The Compton wavelength represents the quantum response of mass to local geometry.

What does it actually mean?
 A: Another, better way, (because imo, the wiki line you quote is a bit obscure)  of dealing with  your question is based on  John Baez's Notes:

The Compton wavelength of a particle, roughly speaking, is the length scale at which relativistic quantum field theory becomes crucial for its accurate description.
A simple way to think of it is this. Trying to localize an electron to within less than its Compton wavelength makes its momentum so uncertain that it can have an energy large enough to make an extra electron-positron pair! This is the length scale at which quantum field theory, which describes particle creation, becomes REALLY important for describing electrons. The Compton wavelength of the electron is the characteristic length scale of QED (quantum electrodynamics).

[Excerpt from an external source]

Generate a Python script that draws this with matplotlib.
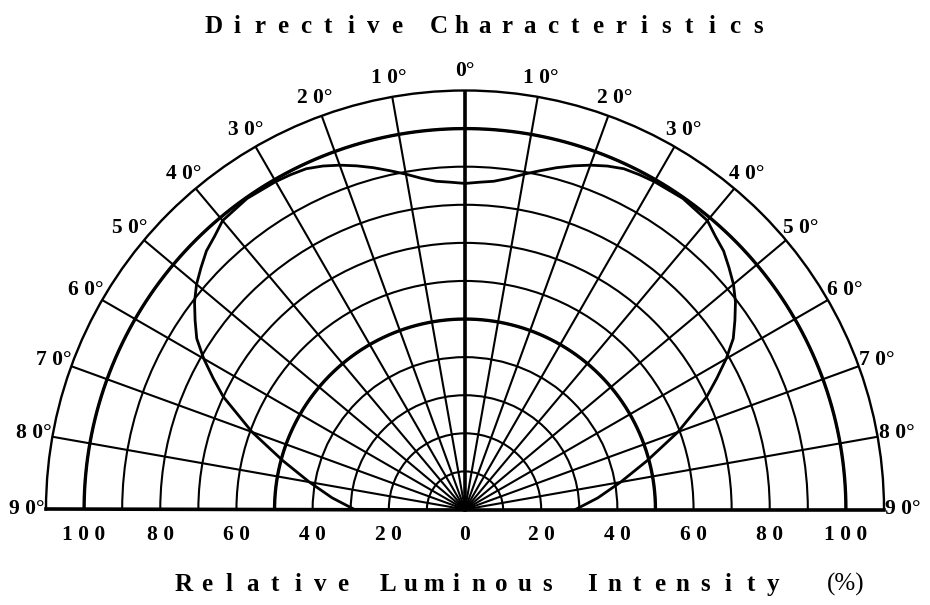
import numpy as np
import matplotlib
matplotlib.use('Agg')
import matplotlib.pyplot as plt
from matplotlib.transforms import offset_copy

W, H = 930, 605

# directive curve (symmetric about 0 deg)
angles = [0, 2.5, 5, 7.5, 10, 12.5, 15, 17.5, 20, 22.5, 25, 27.5, 30, 35, 40, 42.5,
          45, 47.5, 50, 52.5, 55, 57.5, 60, 62.5, 65, 70, 75, 80, 85, 90]
intensity = [85.6, 86.0, 86.5, 87.7, 89.4, 91.1, 92.9, 94.6, 96.2, 97.6, 98.7, 99.1, 99.4, 99.7, 99.0, 97.3,
             96.0, 94.0, 92.0, 89.5, 86.5, 83.5, 79.2, 74.5, 70.0, 59.5, 49.5, 41.5, 35.0, 29.0]

grid_radii = [10, 20, 30, 40, 50, 60, 70, 80, 90, 100]
bold_radii = [50, 100]
grid_angles = list(range(-90, 91, 10))
label_angles = [0, 10, 20, 30, 40, 50, 60, 70, 80, 90]
r_ticks = [100, 80, 60, 40, 20, 0]

title = 'Directive Characteristics'
xlabel = 'Relative Luminous Intensity'

plt.rcParams['font.family'] = ['Liberation Serif', 'DejaVu Serif']

fig = plt.figure(figsize=(W / 100, H / 100), dpi=100)
# square box, the half disc is centred in it -> baseline 509.5 px from the top
ax = fig.add_axes([46 / W, -114 / H, 838 / W, 838 / H], projection='polar')
ax.set_theta_zero_location('N')
ax.set_thetamin(-90)
ax.set_thetamax(90)
ax.set_rlim(0, 110)

ax.set_xticks(np.radians(grid_angles))
ax.set_xticklabels([])
ax.set_yticks(grid_radii)
ax.set_yticklabels([])
ax.tick_params(length=0)
ax.grid(True, color='black', lw=1.5)
ax.spines['polar'].set_linewidth(1.7)
ax.spines['start'].set_linewidth(2.6)
ax.spines['end'].set_linewidth(2.6)

th = np.linspace(-np.pi / 2, np.pi / 2, 300)
for r in bold_radii:
    ax.plot(th, np.full_like(th, r), color='black', lw=2.4)
ax.plot([0, 0], [0, 110], color='black', lw=2.6)

# mirror the half curve
a = np.radians(angles)
curve_th = np.concatenate([-a[::-1], a[1:]])
curve_r = np.concatenate([intensity[::-1], intensity[1:]])
ax.plot(curve_th, curve_r, color='black', lw=2.0)

# angle labels round the rim
for ang in label_angles:
    lab = ' '.join(str(ang)) + '°'
    for sgn in ([1] if ang == 0 else [1, -1]):
        ax.text(np.radians(sgn * ang), 115, lab, ha='center', va='center',
                fontsize=15.5, fontweight='bold')

# intensity scale under the baseline
below = offset_copy(ax.transData, fig=fig, x=0, y=-26, units='dots')
for r in r_ticks:
    lab = ' '.join(str(r))
    for sgn in ([1] if r == 0 else [1, -1]):
        ax.text(sgn * np.pi / 2, r, lab, transform=below, ha='center', va='center',
                fontsize=15.5, fontweight='bold')


def spaced(s, x0, y, step, gap, **kw):
    x = x0
    for word in s.split(' '):
        for ch in word:
            fig.text(x / W, 1 - y / H, ch, ha='center', va='baseline', **kw)
            x += step
        x += gap - step
    return x


spaced(title, 214, 33, 22.8, 42, fontsize=18, fontweight='bold')
spaced(xlabel, 184, 591, 22.7, 45, fontsize=18, fontweight='bold')
fig.text(846 / W, 1 - 591 / H, '(%)', ha='center', va='baseline', fontsize=18)

fig.savefig('out.png', dpi=100)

It's easy to guess how big the Compton wavelength is using the knowledge that it depends only on the mass of the electron, relativity and quantum mechanics. Mass has dimension M. Length has dimension L. Time has dimension T. In relativity we have a constant, the speed of light, with dimensions L/T, and in quantum mechanics we have a constant, Planck's constant, with dimensions ML2/T = energy times time = momentum times position. These two constants enable us to express units of mass in terms of dimensions of inverse length. In this case, the Compton wavelength is about 4 × 10$^{-13}$ meters.
In fact, this is usually called the "reduced" Compton wavelength. What people usually call the Compton wavelength is 2π times as big, about 2 × 10$^{-12}$ meters. That's because the wavelength of a wave is really not the reciprocal of its frequency: it's 2π divided by the frequency.